# Keeping stem plant cuttings rooted in gravel?



## Piyoteru (Apr 17, 2014)

I bought a bunch of stem plants (elodea, ambulia and pink baby tears) from the local pet store today. They're all cuttings with no root system yet, so it's quite easy for them to just float off. So far I can plant them all, except the baby tears- it just keeps floating back out of the gravel even if I bury the ends to the bottom of the tank.

Any tips on keeping stubborn plants from floating off?


----------



## RussellTheShihTzu (Mar 19, 2013)

If you let them float several days they will develop roots which will make it easier for them to anchor. I always let my stem plants float before rooting. I also use plant weights to help keep them down.


----------



## Romad (Jun 28, 2009)

Yeah those are tough to root. Try loosely tying a bunch together just above the root with some thread and place a small rock over the roots after you bury them. 

Good luck.


----------



## Islandgaliam (Jan 27, 2014)

So good to know! I had a heck of a time keeping mine in the substrate...


----------



## givemethatfish (Feb 10, 2014)

Ugh this is the bane of my existence. Sometimes if you stick the stem into the gravel at an angle and kind of bunch the gravel up around it, it will stay. You can also dry the end of the stem with a paper towel and superglue a rock or large piece of grave to it. They also sell lead plant weights which are very bendable and can help hold them down.

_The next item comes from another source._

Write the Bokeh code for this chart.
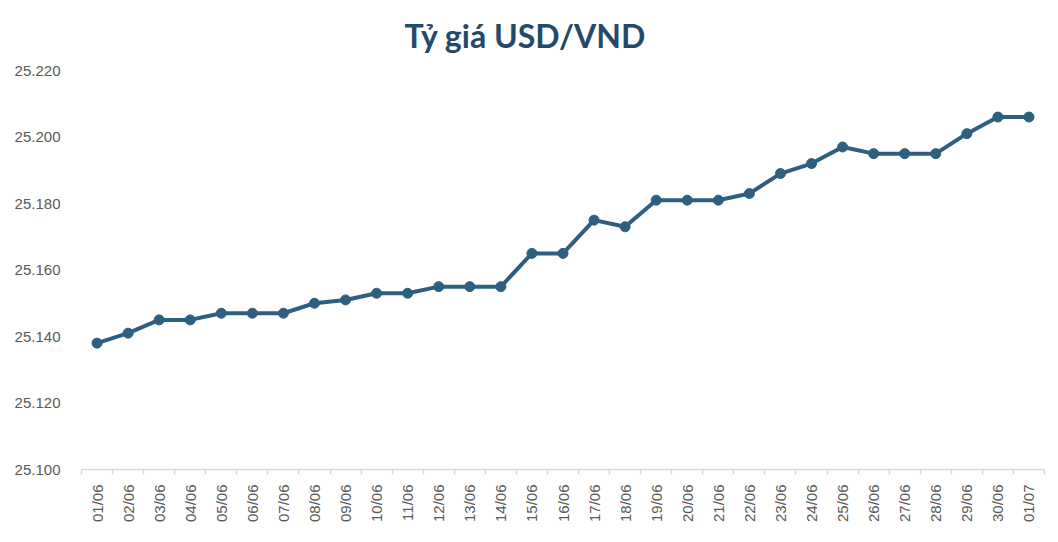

Of course, I do all of the above, and I still have plants letting go constantly every time I re-plant my trimmings. It's SO ANNOYING GAHHH!!

Um, okay.


----------



## MameJenny (Jun 11, 2012)

Ugh, this is one of my least favorite parts of having planted tanks. I'm pretty sure that we're not keeping fish, we're keeping plants...from floating out of the substrate. >.< 

If they have flexible stems, you could try bending the stem to the side a bit, then piling gravel on the bent part. Prop the part above the gravel against something else until it bends back naturally. If the plants have leaves that go right against the substrate, you could try putting a few pieces of gravel on the leaves to help hold them down. 

Also, as was mentioned, you can let them float for a few days until they start growing roots.

It will get better once the plants grow roots. Within a week or so, they'll probably stop floating.


----------



## StrangeDejavu (May 1, 2014)

We're all right there with you Piyoteru! I have a group of bacopa carolina in my bottom 10g, and this one stubborn stem used to float out almost every day. After getting sick of the morning replant ritual, I made my own method similar to Romad's. I bought a pack of river stones from PetSmart for like $0.99. I cut off as much fishing line as I needed, layed it across a stone, and apply aquarium silicone. Rinse and repeat for as many rocks is needed. Loosely tie plant(s) and bury the rock. Viola, your stems are now permanently anchored.


----------



## Tony2632 (Aug 30, 2013)

Yeah it can be a pain. I planted some green hygro a few weeks back. Cut few leaves at bottom, put 3 stems together, and anchor them together. Since then all they do is take off.


----------